**What is asked:** Skip the pictures. Set down, word for word, the lines from the start of the material up to and including the line with "const yTicks = [-2, 0, 2, 4, 6, 8, 10, 12];".

══════════════════════════════

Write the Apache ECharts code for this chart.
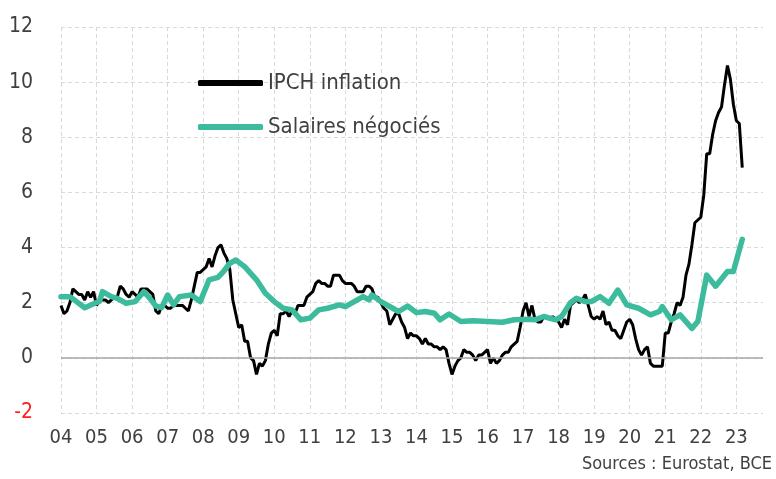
<!DOCTYPE html>
<html>
<head>
<meta charset="utf-8">
<script src="https://cdn.jsdelivr.net/npm/echarts@6/dist/echarts.min.js"></script>
<style>
html,body{margin:0;padding:0;background:#fff;}
#chart{width:776px;height:479px;}
</style>
</head>
<body>
<div id="chart"></div>
<script>
// Year tick labels (one per January)
const yearLabels = ['04','05','06','07','08','09','10','11','12','13','14','15','16','17','18','19','20','21','22','23'];
const yTicks = [-2, 0, 2, 4, 6, 8, 10, 12];

// IPCH inflation, monthly, Jan 2004 -> Mar 2023 (month index = position in array)
const ipchValues = [
1.9,1.6,1.7,2.0,2.5,2.4,2.3,2.3,2.1,2.4,2.2,2.4,
1.9,2.1,2.1,2.1,2.0,2.1,2.2,2.2,2.6,2.5,2.3,2.2,
2.4,2.3,2.2,2.5,2.5,2.5,2.4,2.3,1.7,1.6,1.9,1.9,
1.8,1.8,1.9,1.9,1.9,1.9,1.8,1.7,2.1,2.6,3.1,3.1,
3.2,3.3,3.6,3.3,3.7,4.0,4.1,3.8,3.6,3.2,2.1,1.6,
1.1,1.2,0.6,0.6,0.0,-0.1,-0.6,-0.2,-0.3,-0.1,0.5,0.9,
1.0,0.8,1.6,1.6,1.7,1.5,1.7,1.6,1.9,1.9,1.9,2.2,
2.3,2.4,2.7,2.8,2.7,2.7,2.6,2.6,3.0,3.0,3.0,2.8,
2.7,2.7,2.7,2.6,2.4,2.4,2.4,2.6,2.6,2.5,2.2,2.2,
2.0,1.8,1.7,1.2,1.4,1.6,1.6,1.3,1.1,0.7,0.9,0.8,
0.8,0.7,0.5,0.7,0.5,0.5,0.4,0.4,0.3,0.4,0.3,-0.2,
-0.6,-0.3,-0.1,0.0,0.3,0.2,0.2,0.1,-0.1,0.1,0.1,0.2,
0.3,-0.2,0.0,-0.2,-0.1,0.1,0.2,0.2,0.4,0.5,0.6,1.1,
1.7,2.0,1.5,1.9,1.4,1.3,1.3,1.5,1.5,1.4,1.5,1.4,
1.3,1.1,1.4,1.2,1.9,2.0,2.1,2.0,2.1,2.3,1.9,1.5,
1.4,1.5,1.4,1.7,1.2,1.3,1.0,1.0,0.8,0.7,1.0,1.3,
1.4,1.2,0.7,0.3,0.1,0.3,0.4,-0.2,-0.3,-0.3,-0.3,-0.3,
0.9,0.9,1.3,1.6,2.0,1.9,2.2,3.0,3.4,4.1,4.9,5.0,
5.1,5.9,7.4,7.4,8.1,8.6,8.9,9.1,9.9,10.6,10.1,9.2,
8.6,8.5,6.9
];

// Salaires négociés: points (month index since Jan 2004, value)
const wageMonths = [0,3,8,13,14,17,19,22,25,28,30,32,34,36,38,40,44,47,50,53,55,57,59,62,66,69,72,75,78,81,84,87,90,94,96,99,102,104,105,108,112,114,117,120,123,126,128,131,135,139,144,149,153,158,160,163,167,169,172,174,177,179,182,185,188,191,195,199,202,203,206,209,213,215,218,221,225,227,230];
const wageValues = [2.22,2.22,1.82,2.05,2.40,2.22,2.16,1.98,2.04,2.40,2.16,1.88,1.82,2.28,1.92,2.22,2.28,2.04,2.83,2.92,3.15,3.43,3.55,3.31,2.83,2.34,2.04,1.80,1.74,1.38,1.44,1.74,1.80,1.92,1.86,2.04,2.22,2.10,2.28,2.04,1.80,1.68,1.88,1.64,1.68,1.62,1.38,1.59,1.32,1.35,1.32,1.29,1.38,1.40,1.38,1.50,1.38,1.50,2.00,2.16,2.04,2.04,2.22,1.98,2.46,1.92,1.80,1.56,1.68,1.86,1.38,1.56,1.07,1.32,3.00,2.60,3.13,3.13,4.30];

const ipchData = ipchValues.map((v, i) => [i, v]);
const wageData = wageMonths.map((m, i) => [m, wageValues[i]]);

const FONT = "'Liberation Sans Narrow', 'DejaVu Sans Condensed', sans-serif";
const TXT = '#404040';

const chart = echarts.init(document.getElementById('chart'), null, {renderer: 'canvas'});
chart.setOption({
  animation: false,
  backgroundColor: '#ffffff',
  grid: {left: 61, right: 13, top: 27, bottom: 66, containLabel: false},
  legend: {
    orient: 'vertical',
    left: 198,
    top: 72,
    padding: 0,
    itemWidth: 65,
    itemHeight: 6,
    itemGap: 22,
    icon: 'roundRect',
    data: ['IPCH inflation', 'Salaires négociés'],
    textStyle: {fontFamily: FONT, fontSize: 22, color: TXT, padding: [0, 0, 0, 0]}
  },
  xAxis: {
    type: 'value',
    min: 0,
    max: 237,
    interval: 12,
    axisLine: {show: false},
    axisTick: {show: false},
    splitLine: {show: true, showMaxLine: false, lineStyle: {color: '#d9d9d9', width: 1, type: [4, 3]}},
    axisLabel: {
      margin: 15,
      showMaxLabel: false,
      fontFamily: FONT, fontSize: 20, color: TXT,
      formatter: v => (v % 12 === 0 && yearLabels[v / 12] !== undefined) ? yearLabels[v / 12] : ''
    }
  },
  yAxis: {
    type: 'value',
    min: yTicks[0],
    max: yTicks[yTicks.length - 1],
    interval: 2,
    axisLine: {show: false},
    axisTick: {show: false},
    splitLine: {show: true, lineStyle: {color: '#d9d9d9', width: 1, type: [4, 3]}},
    axisLabel: {
      margin: 28,
      fontFamily: FONT, fontSize: 21, color: TXT,
      formatter: v => v < 0 ? '{neg|' + v + '}' : String(v),
      rich: {neg: {color: '#ff2020', fontFamily: FONT, fontSize: 21}}
    }
  },
  series: [
    {
      name: 'IPCH inflation',
      type: 'line',
      data: ipchData,
      showSymbol: false,
      symbol: 'none',
      z: 2,
      lineStyle: {color: '#000000', width: 3},
      itemStyle: {color: '#000000'},
      markLine: {
        silent: true,
        symbol: 'none',
        label: {show: false},
        lineStyle: {color: '#a6a6a6', width: 1.5, type: 'solid'},
        data: [{yAxis: 0}]
      }
    },
    {
      name: 'Salaires négociés',
      type: 'line',
      data: wageData,
      showSymbol: false,
      symbol: 'none',
      z: 3,
      lineStyle: {color: '#3cbc9c', width: 5.5, cap: 'round', join: 'round'},
      itemStyle: {color: '#3cbc9c'}
    }
  ],
  graphic: [
    {
      type: 'text',
      right: 4,
      top: 455,
      style: {text: 'Sources : Eurostat, BCE', fontFamily: FONT, fontSize: 18, fill: TXT}
    }
  ]
});
</script>
</body>
</html>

══════════════════════════════

**Final result:**
Write the Apache ECharts code for this chart.
<!DOCTYPE html>
<html>
<head>
<meta charset="utf-8">
<script src="https://cdn.jsdelivr.net/npm/echarts@6/dist/echarts.min.js"></script>
<style>
html,body{margin:0;padding:0;background:#fff;}
#chart{width:776px;height:479px;}
</style>
</head>
<body>
<div id="chart"></div>
<script>
// Year tick labels (one per January)
const yearLabels = ['04','05','06','07','08','09','10','11','12','13','14','15','16','17','18','19','20','21','22','23'];
const yTicks = [-2, 0, 2, 4, 6, 8, 10, 12];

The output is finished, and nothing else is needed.